OBJECTIVE:
Give back the full listing verbatim, apart from its images.

** Start **

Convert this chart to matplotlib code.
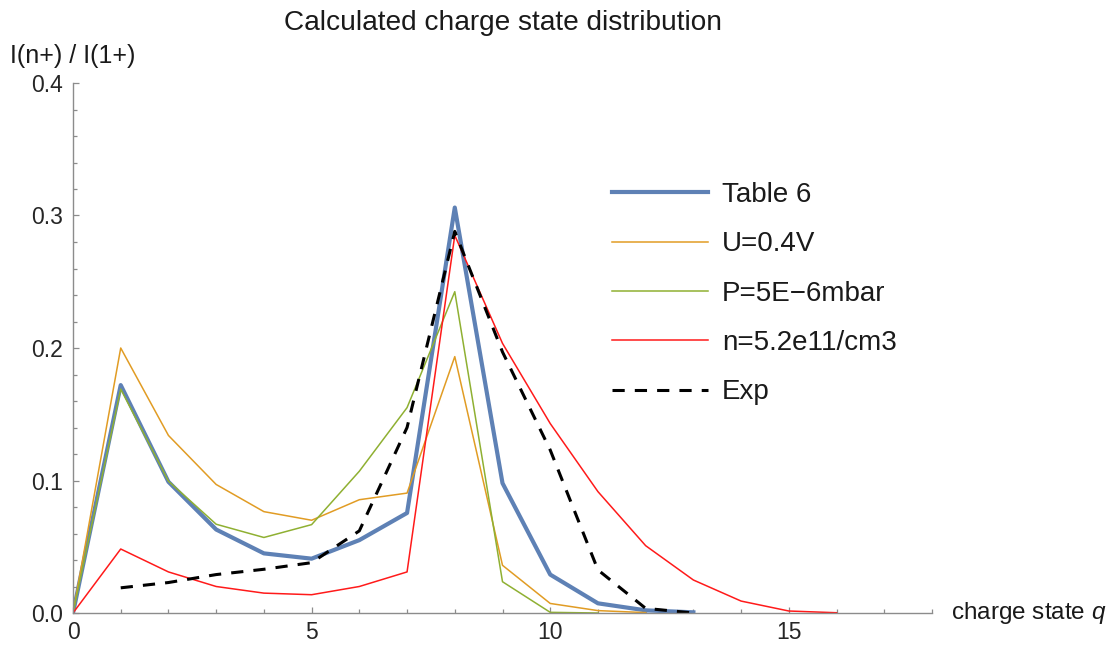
import matplotlib.pyplot as plt
from matplotlib.ticker import MultipleLocator

plt.rcParams["font.family"] = ["Liberation Sans", "DejaVu Sans"]
plt.rcParams["mathtext.fontset"] = "custom"
plt.rcParams["mathtext.it"] = "Liberation Sans:italic"
plt.rcParams["mathtext.rm"] = "Liberation Sans"

# charge states and relative intensities I(n+)/I(1+)
q_table6 = list(range(0, 14))
table6 = [0.0, 0.172, 0.099, 0.063, 0.045, 0.041, 0.055, 0.0755, 0.306,
          0.098, 0.029, 0.0073, 0.002, 0.0005]

q_voltage = list(range(0, 13))
voltage = [0.0, 0.200, 0.134, 0.097, 0.0765, 0.070, 0.0855, 0.0905, 0.1935,
           0.036, 0.0072, 0.0018, 0.0003]

q_pressure = list(range(0, 12))
pressure = [0.0, 0.169, 0.0995, 0.067, 0.057, 0.0667, 0.107, 0.155, 0.2425,
            0.0236, 0.0005, 0.0]

q_density = list(range(0, 17))
density = [0.0, 0.0483, 0.031, 0.020, 0.015, 0.0138, 0.020, 0.031, 0.285,
           0.2035, 0.143, 0.0916, 0.0508, 0.0249, 0.009, 0.0015, 0.0002]

q_exp = list(range(1, 14))
exp = [0.019, 0.023, 0.029, 0.033, 0.038, 0.062, 0.140, 0.288, 0.197,
       0.123, 0.0325, 0.0035, 0.0]

labels = ["Table 6", "U=0.4V", "P=5E\u22126mbar", "n=5.2e11/cm3", "Exp"]

fig = plt.figure(figsize=(11.16, 6.45), dpi=100)
ax = fig.add_axes([73 / 1116, 1 - 613 / 645, (932 - 73) / 1116, (613 - 83) / 645])

ax.plot(q_table6, table6, color="#5E81B5", lw=3.0, label=labels[0])
ax.plot(q_voltage, voltage, color="#E19C24", lw=1.1, label=labels[1])
ax.plot(q_pressure, pressure, color="#8FB032", lw=1.1, label=labels[2])
ax.plot(q_density, density, color="#FF1A1A", lw=1.1, label=labels[3])
ax.plot(q_exp, exp, color="black", lw=2.2, dashes=(4, 3.3),
        dash_capstyle="butt", label=labels[4])

ax.set_xlim(0, 18)
ax.set_ylim(0, 0.4)
ax.xaxis.set_major_locator(MultipleLocator(5))
ax.xaxis.set_minor_locator(MultipleLocator(1))
ax.yaxis.set_major_locator(MultipleLocator(0.1))
ax.yaxis.set_minor_locator(MultipleLocator(0.02))
ax.yaxis.set_major_formatter(lambda v, p: f"{v:.1f}")

for side in ("top", "right"):
    ax.spines[side].set_visible(False)
for side in ("left", "bottom"):
    ax.spines[side].set_color("#8c8c8c")
    ax.spines[side].set_linewidth(1.0)

ax.tick_params(which="both", direction="in", color="#8c8c8c", width=0.9,
               labelsize=16.5, labelcolor="#262626")
ax.tick_params(which="major", length=4.5)
ax.tick_params(which="minor", length=2.6)
ax.tick_params(axis="x", pad=6)
ax.tick_params(axis="y", pad=7)

leg = ax.legend(loc="upper left", bbox_to_anchor=(612 / 1116, 1 - 182 / 645),
                bbox_transform=fig.transFigure, frameon=False, fontsize=20,
                handlelength=3.45, handletextpad=0.5, labelspacing=0.84,
                borderpad=0, borderaxespad=0)
for t in leg.get_texts():
    t.set_color("#1a1a1a")

fig.text(503 / 1116, 1 - 23 / 645, "Calculated charge state distribution",
         ha="center", va="center", fontsize=20.2, color="#1a1a1a")
fig.text(10 / 1116, 1 - 56 / 645, "I(n+) / I(1+)", ha="left", va="center",
         fontsize=18, color="#1a1a1a")
ax.text(951 / 1116, 1 - 613 / 645, "charge state $q$", transform=fig.transFigure,
        ha="left", va="center", fontsize=17.5, color="#1a1a1a")

fig.savefig("out.png", dpi=100, facecolor="white")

** End **

CORRECT RESPONSE:
Convert this chart to matplotlib code.
import matplotlib.pyplot as plt
from matplotlib.ticker import MultipleLocator

plt.rcParams["font.family"] = ["Liberation Sans", "DejaVu Sans"]
plt.rcParams["mathtext.fontset"] = "custom"
plt.rcParams["mathtext.it"] = "Liberation Sans:italic"
plt.rcParams["mathtext.rm"] = "Liberation Sans"

# charge states and relative intensities I(n+)/I(1+)
q_table6 = list(range(0, 14))
table6 = [0.0, 0.172, 0.099, 0.063, 0.045, 0.041, 0.055, 0.0755, 0.306,
          0.098, 0.029, 0.0073, 0.002, 0.0005]

q_voltage = list(range(0, 13))
voltage = [0.0, 0.200, 0.134, 0.097, 0.0765, 0.070, 0.0855, 0.0905, 0.1935,
           0.036, 0.0072, 0.0018, 0.0003]

q_pressure = list(range(0, 12))
pressure = [0.0, 0.169, 0.0995, 0.067, 0.057, 0.0667, 0.107, 0.155, 0.2425,
            0.0236, 0.0005, 0.0]

q_density = list(range(0, 17))
density = [0.0, 0.0483, 0.031, 0.020, 0.015, 0.0138, 0.020, 0.031, 0.285,
           0.2035, 0.143, 0.0916, 0.0508, 0.0249, 0.009, 0.0015, 0.0002]

q_exp = list(range(1, 14))
exp = [0.019, 0.023, 0.029, 0.033, 0.038, 0.062, 0.140, 0.288, 0.197,
       0.123, 0.0325, 0.0035, 0.0]

labels = ["Table 6", "U=0.4V", "P=5E\u22126mbar", "n=5.2e11/cm3", "Exp"]

fig = plt.figure(figsize=(11.16, 6.45), dpi=100)
ax = fig.add_axes([73 / 1116, 1 - 613 / 645, (932 - 73) / 1116, (613 - 83) / 645])

ax.plot(q_table6, table6, color="#5E81B5", lw=3.0, label=labels[0])
ax.plot(q_voltage, voltage, color="#E19C24", lw=1.1, label=labels[1])
ax.plot(q_pressure, pressure, color="#8FB032", lw=1.1, label=labels[2])
ax.plot(q_density, density, color="#FF1A1A", lw=1.1, label=labels[3])
ax.plot(q_exp, exp, color="black", lw=2.2, dashes=(4, 3.3),
        dash_capstyle="butt", label=labels[4])

ax.set_xlim(0, 18)
ax.set_ylim(0, 0.4)
ax.xaxis.set_major_locator(MultipleLocator(5))
ax.xaxis.set_minor_locator(MultipleLocator(1))
ax.yaxis.set_major_locator(MultipleLocator(0.1))
ax.yaxis.set_minor_locator(MultipleLocator(0.02))
ax.yaxis.set_major_formatter(lambda v, p: f"{v:.1f}")

for side in ("top", "right"):
    ax.spines[side].set_visible(False)
for side in ("left", "bottom"):
    ax.spines[side].set_color("#8c8c8c")
    ax.spines[side].set_linewidth(1.0)

ax.tick_params(which="both", direction="in", color="#8c8c8c", width=0.9,
               labelsize=16.5, labelcolor="#262626")
ax.tick_params(which="major", length=4.5)
ax.tick_params(which="minor", length=2.6)
ax.tick_params(axis="x", pad=6)
ax.tick_params(axis="y", pad=7)

leg = ax.legend(loc="upper left", bbox_to_anchor=(612 / 1116, 1 - 182 / 645),
                bbox_transform=fig.transFigure, frameon=False, fontsize=20,
                handlelength=3.45, handletextpad=0.5, labelspacing=0.84,
                borderpad=0, borderaxespad=0)
for t in leg.get_texts():
    t.set_color("#1a1a1a")

fig.text(503 / 1116, 1 - 23 / 645, "Calculated charge state distribution",
         ha="center", va="center", fontsize=20.2, color="#1a1a1a")
fig.text(10 / 1116, 1 - 56 / 645, "I(n+) / I(1+)", ha="left", va="center",
         fontsize=18, color="#1a1a1a")
ax.text(951 / 1116, 1 - 613 / 645, "charge state $q$", transform=fig.transFigure,
        ha="left", va="center", fontsize=17.5, color="#1a1a1a")

fig.savefig("out.png", dpi=100, facecolor="white")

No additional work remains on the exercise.